Des zones d’ombre persistantes

Les pèlerins des Contes de Canterbury réunis à l’auberge, illustration de l’édition de Richard Pynson en 1492.

À la lumière de ces documents, il est désormais possible de penser que Chaucer n’ait pas violé Cecily Champagne. Or, si nous avons tous cru pendant si longtemps à ces allégations, c’est bien parce que la poésie de Chaucer, empreinte de violence sexuelle, nous permettait de voir en lui un violeur potentiel (les fabliaux des Contes de Canterbury regorgent d’exemples allant dans ce sens). Sobecki a d’ailleurs été clair à ce sujet durant la présentation en ligne : cette découverte n’enlève rien au fait que la culture du viol existait et existe hélas toujours. Chaucer peut avoir enfreint la loi en employant Champagne avant la fin de son contrat (c’est ce que les nouveaux documents indiquent bel et bien), mais cela n’efface pas entièrement l’ardoise pour autant. Il demeure impossible d’écarter la possibilité qu’une forme de violence physique et/ou sexuelle ait joué un rôle dans ce transfert, d’une manière ou d’une autre.

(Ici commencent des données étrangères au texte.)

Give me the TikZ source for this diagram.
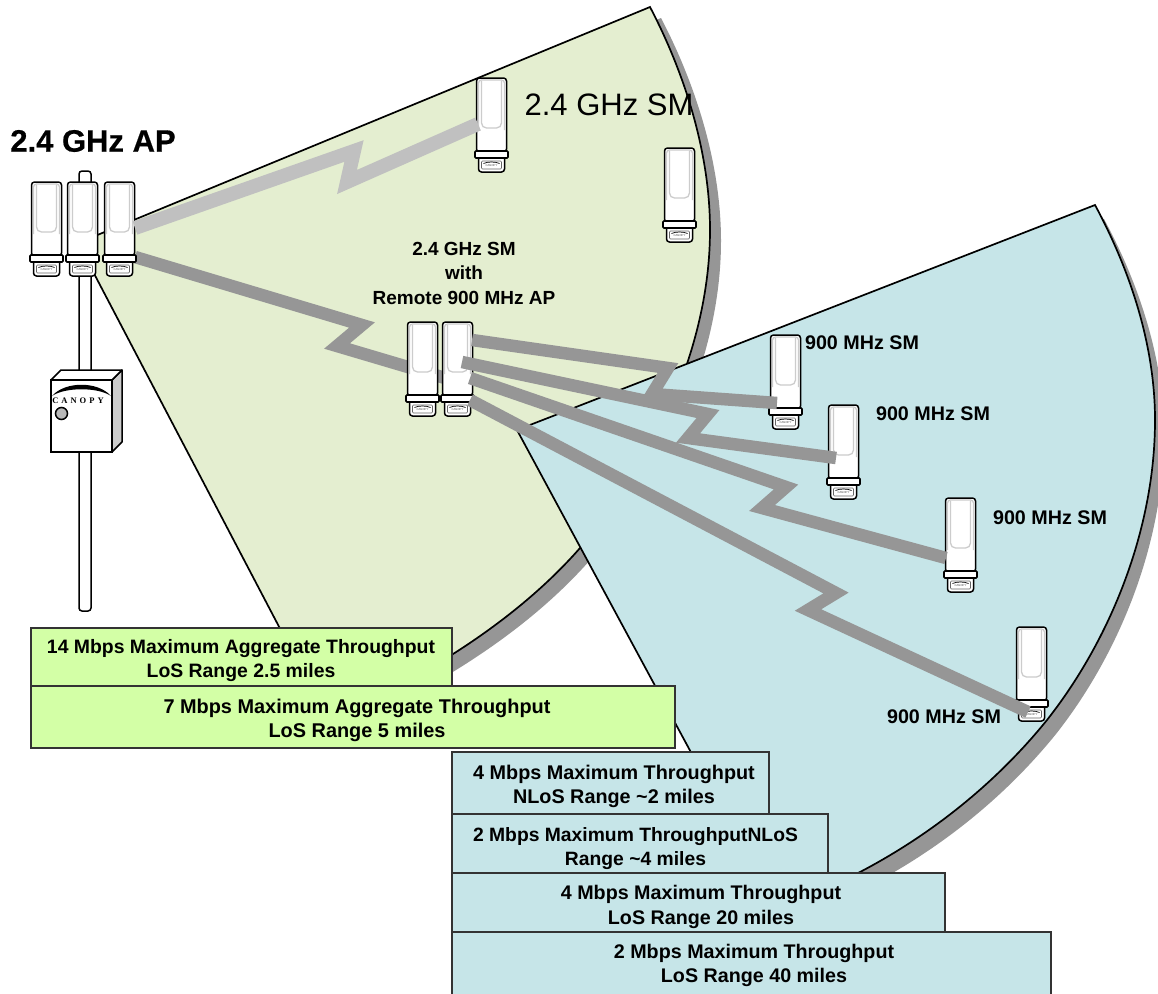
\documentclass[tikz,border=0pt]{standalone}
\usepackage{fontspec}
\setmainfont{Liberation Sans}
\newfontfamily\serifbold{Liberation Serif}[BoldFont={Liberation Serif Bold}]
\newfontfamily\apfont{Liberation Sans Bold}[FakeBold=0.6]
\definecolor{sectgreen}{HTML}{E4EED0}
\definecolor{sectblue}{HTML}{C6E5E8}
\definecolor{tabgreen}{HTML}{D3FFA6}
\definecolor{shadowgrey}{HTML}{969696}
\definecolor{linklight}{HTML}{C0C0C0}
\definecolor{panelgrey}{HTML}{CCCCCC}
\tikzset{
  sector/.style={fill=#1,draw=black,line width=1.7pt,line join=miter},
  shade shape/.style={fill=shadowgrey,draw=none},
  tablebox/.style={draw=black!80,line width=1.5pt,fill=#1,outer sep=0pt,inner sep=0pt,anchor=north west},
  tabletext/.style={font=\bfseries\fontsize{19.7}{24.5}\selectfont,align=center,inner sep=0pt},
  smlabel/.style={font=\bfseries\fontsize{19.7}{24.5}\selectfont,align=center,inner sep=0pt},
  biglabel/.style={font=\fontsize{31}{36}\selectfont,inner sep=0pt},
  link/.style={line width=12.5pt,miter limit=10,line join=miter,color=#1},
  radio/.pic={
    \draw[fill=white,line width=1.5pt,rounded corners=3pt] (0,0) rectangle (30,74);
    \draw[panelgrey,line width=1.3pt,rounded corners=3pt] (2,52) -- (2,2) -- (28,2) -- (28,52);
    \draw[panelgrey,line width=1.3pt,rounded corners=5pt] (5,3) -- (5,50) -- (25,50) -- (25,3);
    \draw[fill=white,line width=1.5pt,rounded corners=3pt] (2,78) -- (2,94) -- (28,94) -- (28,78);
    \draw[fill=white,line width=1.7pt,rounded corners=1pt] (-1.5,73) rectangle (31.5,80);
    \draw[fill=white,draw=black!60,line width=.6pt,rounded corners=1pt] (5,83) rectangle (25,91);
    \draw[line width=.7pt] (7,85.5) .. controls (11,83.5) and (19,83.5) .. (23,85.5);
    \node[inner sep=0pt,text=black!70,font=\fontsize{2.8}{3}\selectfont] (logo) at (15,88) {CANOPY};
  },
}
\begin{document}
\begin{tikzpicture}[x=1pt,y=-1pt]
\useasboundingbox (0,0) rectangle (1158,993);
\clip (0,0) rectangle (1158,993);
\def\greenshape{(78,243) -- (650,7) .. controls (683,70) and (710,150) .. (710,230) .. controls (710,350) and (650,470) .. (580,548) .. controls (530,605) and (465,650) .. (400,685) -- (330,724) -- cycle}
\def\blueshape{(517,430) -- (1095,205) .. controls (1130,270) and (1155,345) .. (1155,420) .. controls (1155,530) and (1110,640) .. (1047,720) .. controls (992,788) and (925,838) .. (860,872) -- (800,900) -- (775,908) -- cycle}
% green sector and shadow
\fill[shade shape,shift={(11,11)}] \greenshape;
\draw[sector=sectgreen] \greenshape;
% pole
\draw[fill=white,line width=1.5pt,rounded corners=3pt] (79,171) rectangle (91,611);
% blue sector and shadow
\fill[shade shape,shift={(9,14)}] \blueshape;
\draw[sector=sectblue] \blueshape;
% controller box
\draw[fill=panelgrey,line width=1.5pt,line join=round] (112,380) -- (122,370) -- (122,442) -- (112,452) -- cycle;
\draw[fill=white,line width=1.5pt,line join=round] (51,380) -- (61,370) -- (122,370) -- (112,380) -- cycle;
\draw[fill=white,line width=1.5pt] (51,380) rectangle (112,452);
\fill (52,396) .. controls (65,381) and (98,381) .. (111,396) .. controls (98,387) and (65,387) .. (52,396) -- cycle;
\node[inner sep=0pt,font=\serifbold\bfseries\fontsize{8.5}{10}\selectfont] (canopy) at (78,401) {C\kern3pt A\kern3pt N\kern3pt O\kern3pt P\kern3pt Y};
\draw[fill=panelgrey!90!black,line width=1.5pt] (61.5,413.5) circle (6);
% links behind the radios
\coordinate (apFeedA) at (135,228);
\coordinate (smTop) at (478,124);
\coordinate (apFeedB) at (135,257);
\coordinate (pairIn) at (445,378);
\draw[link=shadowgrey] (apFeedB) -- (362,325) -- (337,346) -- (pairIn);
% radios
\pic (apA) at (31.5,182) {radio};
\pic (apB) at (67.5,182) {radio};
\pic (apC) at (104.5,182) {radio};
\pic (smA) at (476.5,78) {radio};
\pic (smB) at (664.5,148) {radio};
\pic (pairA) at (407.5,322) {radio};
\pic (pairB) at (442.5,322) {radio};
\pic (smC) at (770.5,335) {radio};
\pic (smD) at (828.5,405) {radio};
\pic (smE) at (945.5,498) {radio};
\pic (smF) at (1016.5,627) {radio};
% links over the radios
\draw[link=linklight,line width=14pt] (apFeedA) -- (354,151) -- (347,182) -- (smTop);
\coordinate (fromPairA) at (472,340);
\coordinate (fromPairB) at (462,362);
\coordinate (fromPairC) at (470,378);
\coordinate (fromPairD) at (470,400);
\coordinate (toC) at (777,403);
\coordinate (toD) at (836,458);
\coordinate (toE) at (946,558);
\coordinate (toF) at (1028,712);
\draw[link=shadowgrey] (fromPairA) -- (668,368) -- (652,394) -- (toC);
\draw[link=shadowgrey] (fromPairB) -- (708,414) -- (688,438) -- (toD);
\draw[link=shadowgrey] (fromPairC) -- (786,487) -- (762,508) -- (toE);
\draw[link=shadowgrey] (fromPairD) -- (836,593) -- (808,610) -- (toF);
% tables
\node[tablebox=tabgreen,minimum width=421pt,minimum height=58pt] (t1) at (31,628) {};
\node[tabletext,font=\bfseries\fontsize{19.4}{24.5}\selectfont] (t1text) at (241,660.5) {14 Mbps Maximum Aggregate Throughput\\LoS Range 2.5 miles};
\node[tablebox=tabgreen,minimum width=644pt,minimum height=62pt] (t2) at (31,686) {};
\node[tabletext,font=\bfseries\fontsize{19.9}{24}\selectfont] (t2text) at (357,720) {7 Mbps Maximum Aggregate Throughput\\LoS Range 5 miles};
\node[tablebox=sectblue,minimum width=317pt,minimum height=62pt] (t3) at (452,752) {};
\node[tabletext,font=\bfseries\fontsize{19.8}{24}\selectfont] (t3text) at (614,786) {4 Mbps Maximum Throughput\\NLoS Range \textasciitilde 2 miles};
\node[tablebox=sectblue,minimum width=376pt,minimum height=59pt] (t4) at (452,814) {};
\node[tabletext,font=\bfseries\fontsize{19.3}{24.5}\selectfont] (t4text) at (635.5,848.5) {2 Mbps Maximum ThroughputNLoS\\Range \textasciitilde 4 miles};
\node[tablebox=sectblue,minimum width=493pt,minimum height=59pt] (t5) at (452,873) {};
\node[tabletext] (t5text) at (701,907) {4 Mbps Maximum Throughput\\LoS Range 20 miles};
\node[tablebox=sectblue,minimum width=599pt,minimum height=70pt] (t6) at (452,932) {};
\node[tabletext] (t6text) at (754,965.5) {2 Mbps Maximum Throughput\\LoS Range 40 miles};
% labels
\node[biglabel,font=\apfont\fontsize{31}{36}\selectfont] (apLabel) at (93,141) {2.4 GHz AP};
\node[biglabel] (smLabel) at (609,105) {2.4 GHz SM};
\node[smlabel,font=\bfseries\fontsize{19}{24.5}\selectfont] (pairLabel) at (464,273) {2.4 GHz SM\\with\\Remote 900 MHz AP};
\node[smlabel] (l1) at (862,343) {900 MHz SM};
\node[smlabel] (l2) at (933,414) {900 MHz SM};
\node[smlabel] (l3) at (1050,518) {900 MHz SM};
\node[smlabel] (l4) at (944,717) {900 MHz SM};
\end{tikzpicture}
\end{document}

Cette découverte demeure profondément polémique car loin d’apaiser les esprits (Chaucer est dans les faits innocent), elle soulève énormément de questions quant à notre rapport, en tant qu’universitaires, à la place des femmes dans notre discipline et à leur représentation littéraire. Hélas, cela tend à reléguer dans l’ombre l’incroyable travail réalisé par Sobecki et Roger, et qu’il est important de saluer ici. Mais il est tout aussi essentiel de rappeler que cette découverte ne discrédite en rien les dernières décennies de critique féministe de l’œuvre du poète. Car à y regarder de plus près, ce n’est pas tant Chaucer qui est en cause, un homme du Moyen Âge mort il y a fort longtemps, mais bien la réaction d’hommes et de femmes modernes à une affaire hautement symbolique.

Au final, notre façon d’appréhender cette question en dit long sur notre champ d’études et notre société.